TASK GOAL: In this exercise, print only the lines of the records below from the one with "What matplotlib code" through the one with "ax2 = fig.add_axes([0.591, 0.1165, 0.398, 0.740])", inclusive. Pictures are not part of the copy.

MATERIAL FOR THIS EXERCISE:
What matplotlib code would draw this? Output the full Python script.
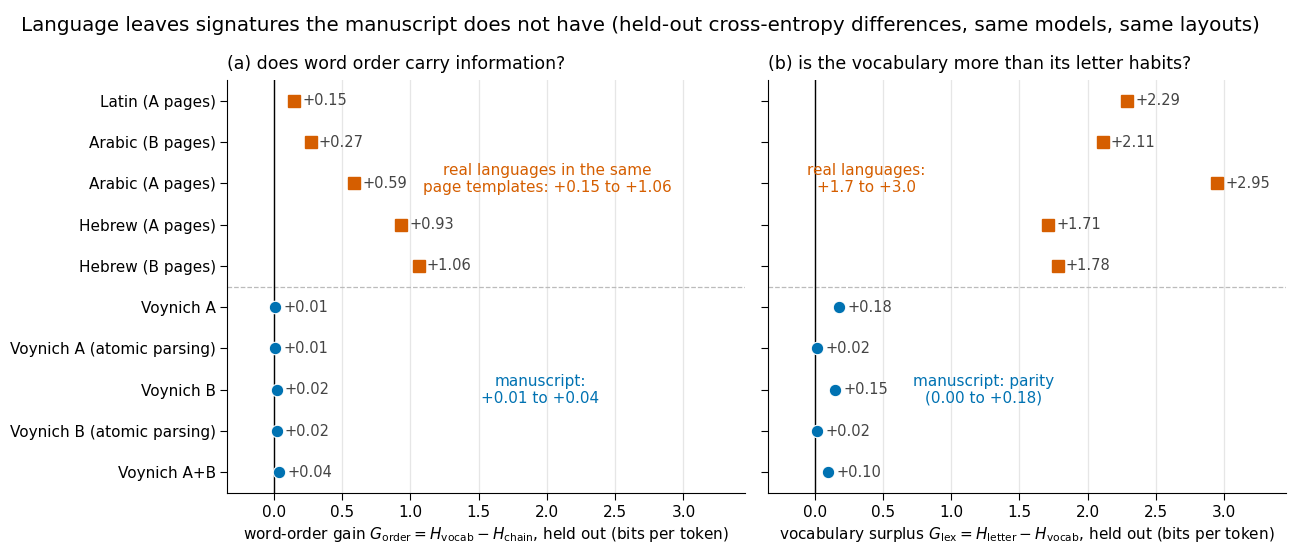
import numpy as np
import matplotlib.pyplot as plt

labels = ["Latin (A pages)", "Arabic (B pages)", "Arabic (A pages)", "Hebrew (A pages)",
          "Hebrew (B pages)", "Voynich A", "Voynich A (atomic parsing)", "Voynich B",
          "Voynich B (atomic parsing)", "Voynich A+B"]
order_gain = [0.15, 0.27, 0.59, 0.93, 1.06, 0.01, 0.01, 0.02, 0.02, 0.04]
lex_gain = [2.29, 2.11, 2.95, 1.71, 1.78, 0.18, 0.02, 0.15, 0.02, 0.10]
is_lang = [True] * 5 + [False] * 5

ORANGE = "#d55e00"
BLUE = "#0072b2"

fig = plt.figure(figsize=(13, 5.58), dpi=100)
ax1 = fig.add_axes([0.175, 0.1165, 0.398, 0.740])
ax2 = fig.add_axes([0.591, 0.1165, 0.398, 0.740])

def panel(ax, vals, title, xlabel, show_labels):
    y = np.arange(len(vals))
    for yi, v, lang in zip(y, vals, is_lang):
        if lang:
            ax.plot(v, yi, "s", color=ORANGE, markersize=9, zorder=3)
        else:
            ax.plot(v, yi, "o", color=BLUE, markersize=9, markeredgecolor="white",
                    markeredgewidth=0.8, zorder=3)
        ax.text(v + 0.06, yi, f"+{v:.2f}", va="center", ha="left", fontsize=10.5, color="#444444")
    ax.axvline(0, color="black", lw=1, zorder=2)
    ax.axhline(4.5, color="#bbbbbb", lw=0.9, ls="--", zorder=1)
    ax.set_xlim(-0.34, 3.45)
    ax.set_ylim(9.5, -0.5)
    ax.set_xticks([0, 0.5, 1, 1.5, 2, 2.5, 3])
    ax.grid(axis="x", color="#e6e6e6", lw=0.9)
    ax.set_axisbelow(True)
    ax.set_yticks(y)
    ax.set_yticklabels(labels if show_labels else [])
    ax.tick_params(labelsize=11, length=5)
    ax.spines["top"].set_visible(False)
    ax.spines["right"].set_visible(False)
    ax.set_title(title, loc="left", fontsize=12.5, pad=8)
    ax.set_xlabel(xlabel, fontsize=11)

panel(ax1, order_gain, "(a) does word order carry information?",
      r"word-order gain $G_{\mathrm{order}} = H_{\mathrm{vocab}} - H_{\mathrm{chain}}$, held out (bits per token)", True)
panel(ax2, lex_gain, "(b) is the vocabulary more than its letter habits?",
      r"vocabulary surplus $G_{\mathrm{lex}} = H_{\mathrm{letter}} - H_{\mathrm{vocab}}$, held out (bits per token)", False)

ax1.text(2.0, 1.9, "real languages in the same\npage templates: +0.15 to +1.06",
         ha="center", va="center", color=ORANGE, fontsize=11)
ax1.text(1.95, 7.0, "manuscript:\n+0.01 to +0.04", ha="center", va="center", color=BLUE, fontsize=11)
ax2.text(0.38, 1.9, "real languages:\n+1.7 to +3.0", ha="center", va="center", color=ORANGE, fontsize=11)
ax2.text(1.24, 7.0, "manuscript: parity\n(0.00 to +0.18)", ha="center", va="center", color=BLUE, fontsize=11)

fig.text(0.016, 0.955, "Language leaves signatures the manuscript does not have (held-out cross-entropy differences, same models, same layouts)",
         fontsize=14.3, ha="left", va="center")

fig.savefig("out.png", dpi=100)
* * *
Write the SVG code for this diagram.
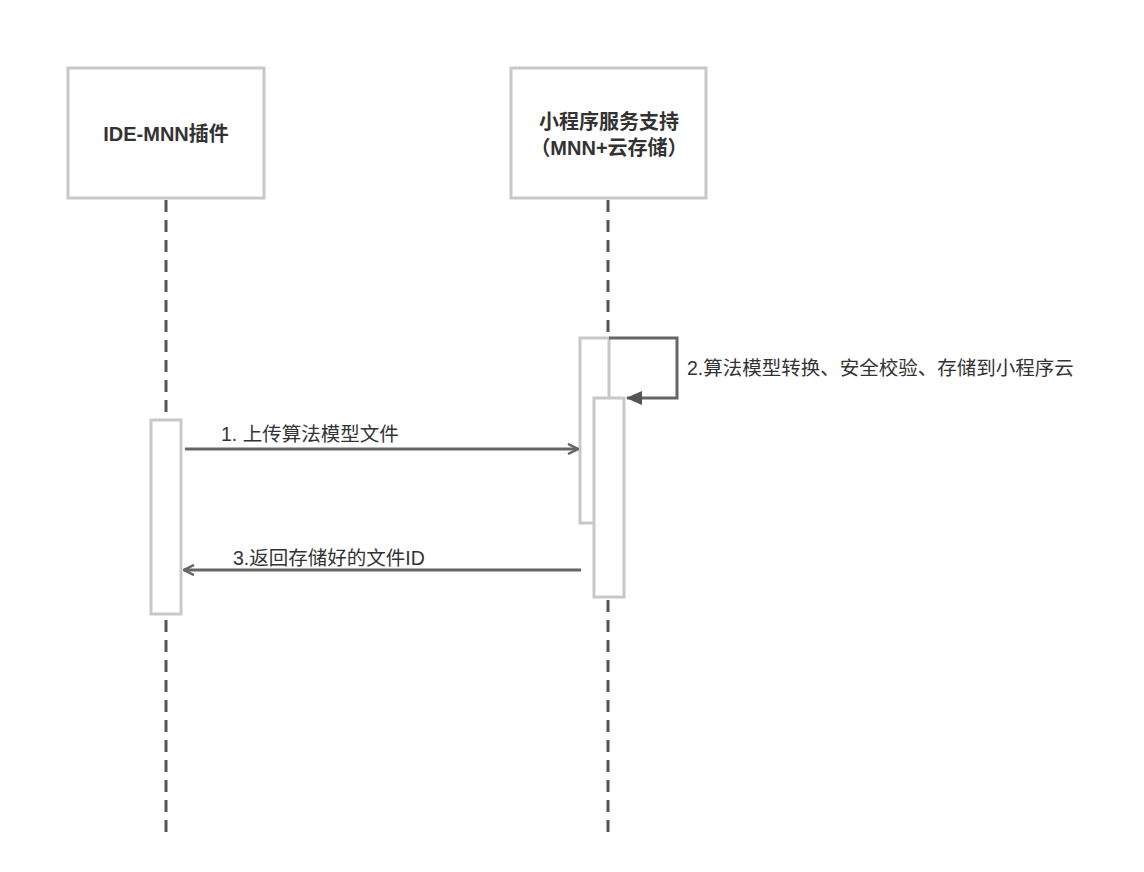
==
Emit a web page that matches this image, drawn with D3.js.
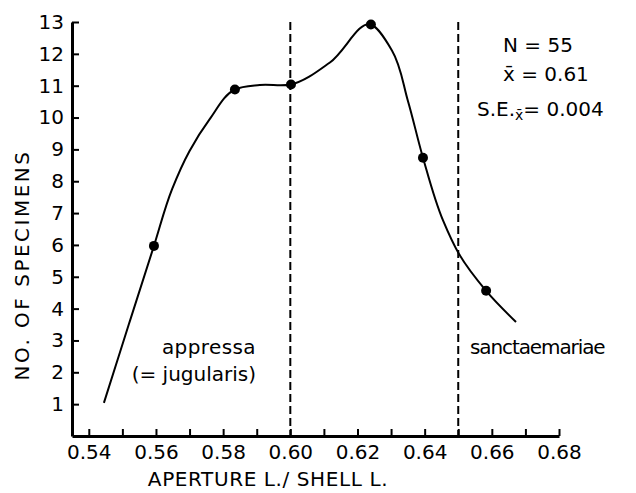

EXERCISE OUTPUT:
What matplotlib code would draw this? Output the full Python script.
import numpy as np
import matplotlib.pyplot as plt

labels = ["Latin (A pages)", "Arabic (B pages)", "Arabic (A pages)", "Hebrew (A pages)",
          "Hebrew (B pages)", "Voynich A", "Voynich A (atomic parsing)", "Voynich B",
          "Voynich B (atomic parsing)", "Voynich A+B"]
order_gain = [0.15, 0.27, 0.59, 0.93, 1.06, 0.01, 0.01, 0.02, 0.02, 0.04]
lex_gain = [2.29, 2.11, 2.95, 1.71, 1.78, 0.18, 0.02, 0.15, 0.02, 0.10]
is_lang = [True] * 5 + [False] * 5

ORANGE = "#d55e00"
BLUE = "#0072b2"

fig = plt.figure(figsize=(13, 5.58), dpi=100)
ax1 = fig.add_axes([0.175, 0.1165, 0.398, 0.740])
ax2 = fig.add_axes([0.591, 0.1165, 0.398, 0.740])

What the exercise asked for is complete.